2.1.1 Faktor-Faktor Pembentukan Persepsi
Proses pembentukan persepsi tidak begitu saja tetapi ada beberapa faktor yang mempengaruhinya yang dijelaskan oleh Feigi (dalam Yusuf, 1991: 108) sebagai pemaknaan hasil pengamatan yang diawali dengan adanya stimuli. Setelah mendapat stimuli, pada tahap selanjutnya terjadi seleksi yang berinteraksi dengan "interpretation", begitu juga berinteraksi dengan "closure". Proses seleksi terjadi pada saat seseorang memperoleh informasi, maka akan berlangsung proses penyeleksian pesan tentang mana pesan yang dianggap penting dan tidak penting. Proses closure terjadi ketika hasil seleksi tersebut akan disusun menjadi satu kesatuan yang berurutan dan bermakna, sedangkan interpretasi berlangsung ketika yang bersangkutan memberi tafsiran atau makna terhadap informasi tersebut secara menyeluruh. Menurut Asngari (1984: 12-13) pada fase interpretasi ini, pengalaman masa silam atau dahulu memegang peranan yang penting.
2.2 Definisi Transparansi
Tranparansi menurut Masyarakat Transparansi Indonesia (MTI) adalah kondisi keterbukaan seluruh proses pemerintahan, lembaga-lembaga dan informasi perlu dapat diakses oleh pihak-pihak yang berkepentingan, dan informasi yang tersedia harus memadai agar dapat dimengerti dan dipantau.

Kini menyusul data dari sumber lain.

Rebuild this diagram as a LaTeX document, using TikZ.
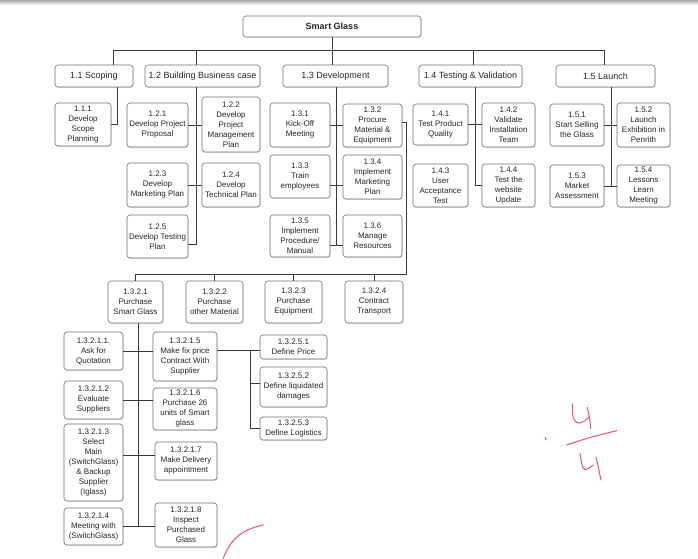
\documentclass[tikz,border=0pt]{standalone}
\usepackage{fontspec}
\setmainfont{Liberation Sans}
\definecolor{boxgrey}{HTML}{707070}
\definecolor{linegrey}{HTML}{383838}
\definecolor{inkred}{HTML}{F0506E}
\usetikzlibrary{shadows,calc}

\begin{document}
\begin{tikzpicture}[
x=1pt, y=-1pt,
box/.style={rectangle, draw=boxgrey, rounded corners=3pt, fill=white, line width=0.6pt, align=center, inner sep=0.5pt, text=black!85, drop shadow={shadow xshift=0.7pt, shadow yshift=-0.9pt, opacity=0.25}},
head/.style={box, font=\fontsize{9}{11}\selectfont, minimum height=22pt},
leaf/.style={box, font=\fontsize{8}{10}\selectfont},
dims/.style 2 args={minimum width=#1pt, minimum height=#2pt},
link/.style={draw=linegrey, line width=0.6pt},
ink/.style={draw=inkred, line width=1pt, line cap=round, line join=round}
]
\fill[white] (0,0) rectangle (698,558);
\useasboundingbox (0,0) rectangle (698,558);
\shade[top color=black!35, bottom color=white] (0,0) rectangle (698,5);

\node (smart) [head, font=\bfseries\fontsize{9}{11}\selectfont, dims={178}{21}] at (332,26.5) {Smart Glass};
\node (scope) [head, minimum width=78pt] at (94,76) {1.1 Scoping};
\node (bizcase) [head, minimum width=115pt] at (202.5,76) {1.2 Building Business case};
\node (dev) [head, minimum width=105pt] at (335.5,76) {1.3 Development};
\node (testing) [head, minimum width=103pt] at (470.5,76) {1.4 Testing \& Validation};
\node (launch) [head, minimum width=99pt] at (605.5,76) {1.5 Launch};

\node (scopeplan) [leaf, dims={56}{43}] at (83,124.5) {1.1.1\\Develop\\Scope\\Planning};

\node (proposal) [leaf, dims={61}{44}] at (157.5,125) {1.2.1\\Develop Project\\Proposal};
\node (pmplan) [leaf, dims={58}{55}] at (231,124.5) {1.2.2\\Develop\\Project\\Management\\Plan};
\node (mktplan) [leaf, dims={61}{44}] at (157.5,185) {1.2.3\\Develop\\Marketing Plan};
\node (techplan) [leaf, dims={58}{44}] at (231,185) {1.2.4\\Develop\\Technical Plan};
\node (testplan) [leaf, dims={61}{43}] at (157.5,236.5) {1.2.5\\Develop Testing\\Plan};

\node (kickoff) [leaf, dims={60}{44}] at (300,125) {1.3.1\\Kick-Off\\Meeting};
\node (procure) [leaf, dims={59}{43}] at (372.5,125.5) {1.3.2\\Procure\\Material \&\\Equipment};
\node (train) [leaf, dims={60}{43}] at (300,176.5) {1.3.3\\Train\\employees};
\node (mktimpl) [leaf, dims={59}{44}] at (372.5,177) {1.3.4\\Implement\\Marketing\\Plan};
\node (procedure) [leaf, dims={60}{42}] at (300,236) {1.3.5\\Implement\\Procedure/\\Manual};
\node (resources) [leaf, dims={59}{42}] at (372.5,236) {1.3.6\\Manage\\Resources};

\node (quality) [leaf, dims={55}{41}] at (440.5,124.5) {1.4.1\\Test Product\\Quality};
\node (install) [leaf, dims={53}{44}] at (508.5,125) {1.4.2\\Validate\\Installation\\Team};
\node (uat) [leaf, dims={55}{43}] at (440.5,185.5) {1.4.3\\User\\Acceptance\\Test};
\node (website) [leaf, dims={53}{43}] at (508.5,185.5) {1.4.4\\Test the\\website\\Update};

\node (selling) [leaf, dims={54}{42}] at (577,125) {1.5.1\\Start Selling\\the Glass};
\node (exhibit) [leaf, dims={53}{44}] at (643.5,125) {1.5.2\\Launch\\Exhibition in\\Penrith};
\node (market) [leaf, dims={54}{42}] at (577,186) {1.5.3\\Market\\Assessment};
\node (lessons) [leaf, dims={53}{42}] at (643.5,186) {1.5.4\\Lessons\\Learn\\Meeting};

\node (buyglass) [leaf, dims={55}{42}] at (135.5,302) {1.3.2.1\\Purchase\\Smart Glass};
\node (buyother) [leaf, dims={57}{42}] at (214.5,302) {1.3.2.2\\Purchase\\other Material};
\node (buyequip) [leaf, dims={57}{42}] at (293.5,302) {1.3.2.3\\Purchase\\Equipment};
\node (transport) [leaf, dims={58}{42}] at (374,302) {1.3.2.4\\Contract\\Transport};

\node (quote) [leaf, dims={59}{38}] at (93.5,351) {1.3.2.1.1.\\Ask for\\Quotation};
\node (evaluate) [leaf, dims={59}{38}] at (93.5,400) {1.3.2.1.2\\Evaluate\\Suppliers};
\node (select) [leaf, dims={59}{77}] at (93.5,462.5) {1.3.2.1.3\\Select\\Main\\(SwitchGlass)\\\& Backup\\Supplier\\(Iglass)};
\node (meeting) [leaf, dims={59}{37}] at (93.5,526.5) {1.3.2.1.4\\Meeting with\\(SwitchGlass)};
\node (contract) [leaf, dims={64}{49}] at (185,356.5) {1.3.2.1.5\\Make fix price\\Contract With\\Supplier};
\node (buy26) [leaf, dims={64}{42}] at (185,409) {1.3.2.1.6\\Purchase 26\\units of Smart\\glass};
\node (delivery) [leaf, dims={62}{38}] at (186,461) {1.3.2.1.7\\Make Delivery\\appointment};
\node (inspect) [leaf, dims={62}{44}] at (186,525) {1.3.2.1.8\\Inspect\\Purchased\\Glass};

\node (price) [leaf, dims={67}{24}] at (293.5,347) {1.3.2.5.1\\Define Price};
\node (damages) [leaf, dims={67}{40}] at (293.5,387) {1.3.2.5.2\\Define liquidated\\damages};
\node (logistics) [leaf, dims={67}{23}] at (293.5,428.5) {1.3.2.5.3\\Define Logistics};

\coordinate (bus) at (332,50);
\coordinate (t11) at (117,87);
\coordinate (t12) at (196,87);
\coordinate (t13) at (336,87);
\coordinate (b13) at (336,245);
\coordinate (t14) at (475,87);
\coordinate (t15) at (611,87);
\coordinate (b15) at (611,186);
\coordinate (r132) at (406,274);
\coordinate (b1321) at (138,526.5);
\coordinate (t1325) at (250,350);

\draw[link] (smart) -- (bus);
\foreach \n/\dx in {scope/19.5, bizcase/-6.5, dev/-3.5, testing/2.5, launch/-1}
  \draw[link] ([xshift=\dx pt]\n.north) |- (bus);

\draw[link] (t11) |- (scopeplan);

\draw[link] (t12) |- ([yshift=-7.5pt]testplan.east);
\draw[link] (proposal.east) -- (proposal.east -| pmplan.west);
\draw[link] (mktplan.east) -- (mktplan.east -| techplan.west);

\draw[link] (t13) -- (b13);
\draw[link] (kickoff.east) -- (kickoff.east -| procure.west);
\draw[link] ([yshift=-8.5pt]train.east) -- ([yshift=-8.5pt]train.east -| mktimpl.west);
\draw[link] ([yshift=-9pt]procedure.east) -- ([yshift=-9pt]procedure.east -| resources.west);

\draw[link] (t14) |- (website);
\draw[link] (quality.east) -- (quality.east -| install.west);

\draw[link] (t15) -- (b15);
\draw[link] (selling.east) -- (selling.east -| exhibit.west);
\draw[link] (market.east) -- (market.east -| lessons.west);

\draw[link] ([yshift=3.5pt]procure.east) -| (r132) -| (buyglass);
\draw[link] (buyother) -- (buyother |- r132);
\draw[link] (buyequip) -- (buyequip |- r132);
\draw[link] (transport) -- (transport |- r132);

\draw[link] (buyglass.south -| b1321) -- (b1321);
\draw[link] (quote.east) -- (quote.east -| contract.west);
\draw[link] (evaluate.east) -- (evaluate.east -| buy26.west);
\draw[link] ([yshift=7pt]select.east) -- ([yshift=7pt]select.east -| delivery.west);
\draw[link] (meeting.east) -- (meeting.east -| inspect.west);

\draw[link] ([yshift=6.5pt]contract.east) -- (t1325) |- (logistics);
\draw[link] ([yshift=-3pt]price.west -| t1325) -- ([yshift=-3pt]price.west);
\draw[link] ([yshift=4pt]damages.west -| t1325) -- ([yshift=4pt]damages.west);

\draw[ink] (545,437.3) -- (546,440);
\draw[ink] plot[smooth] coordinates {(572.3,404) (573.3,418) (578.3,423) (585,420.7) (589.3,416.7)};
\draw[ink] plot[smooth] coordinates {(587.3,407.3) (589.5,418) (590.7,428.3)};
\draw[ink] plot[smooth] coordinates {(566.7,445) (590,437.5) (616.7,430.7)};
\draw[ink] plot[smooth] coordinates {(580,453.3) (582.7,467.3) (586.7,469.3) (593.3,465)};
\draw[ink] plot[smooth] coordinates {(596,457.3) (598.5,468) (601,480)};
\draw[ink] (223.3,558) .. controls (232,536) and (245,529) .. (263.3,525);
\end{tikzpicture}
\end{document}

Menurut peneliti transparansi dapat diartikan prinsip yang menjamin akses atau kebebasan bagi setiap orang untuk memperoleh informasi tentang penyelenggaraan pemerintahan, yakni informasi tentang kebijakan proses pembuatan dan pelaksanaannya, proses penyusunan anggaran dan pengalokasiannya, serta hasil-hasil yang dicapai. Menurut MTI, prinsip transparansi memiliki 2 aspek, (1) komunikasi publik oleh pemerintah, dan (2) hak masyarakat terhadap akses informasi.
Transparansi atau keterbukaan pemerintah daerah dalam membuat kebijakan-kebijakan keuangan daerah sehingga dapat diketahui dan diawasi oleh DPRD dan masyarakat. Transparansi pengelolaan keuangan daerah pada akhirnya akan menciptakan horizontal accountability antara pemerintah daerah dengan masyarakat sehingga tercipta pemerintahan yang bersih dan akuntabel. Secara jelas terakomodasikan pada Undang-Undang No. 22 Tahun 1999 tentang pemerintahan daerah dan Undang-Undang No. 28 Tahun 1999 tentang penyelenggaraan negara yang bersih dan bebas dari kolusi korupsi dan nepotisme.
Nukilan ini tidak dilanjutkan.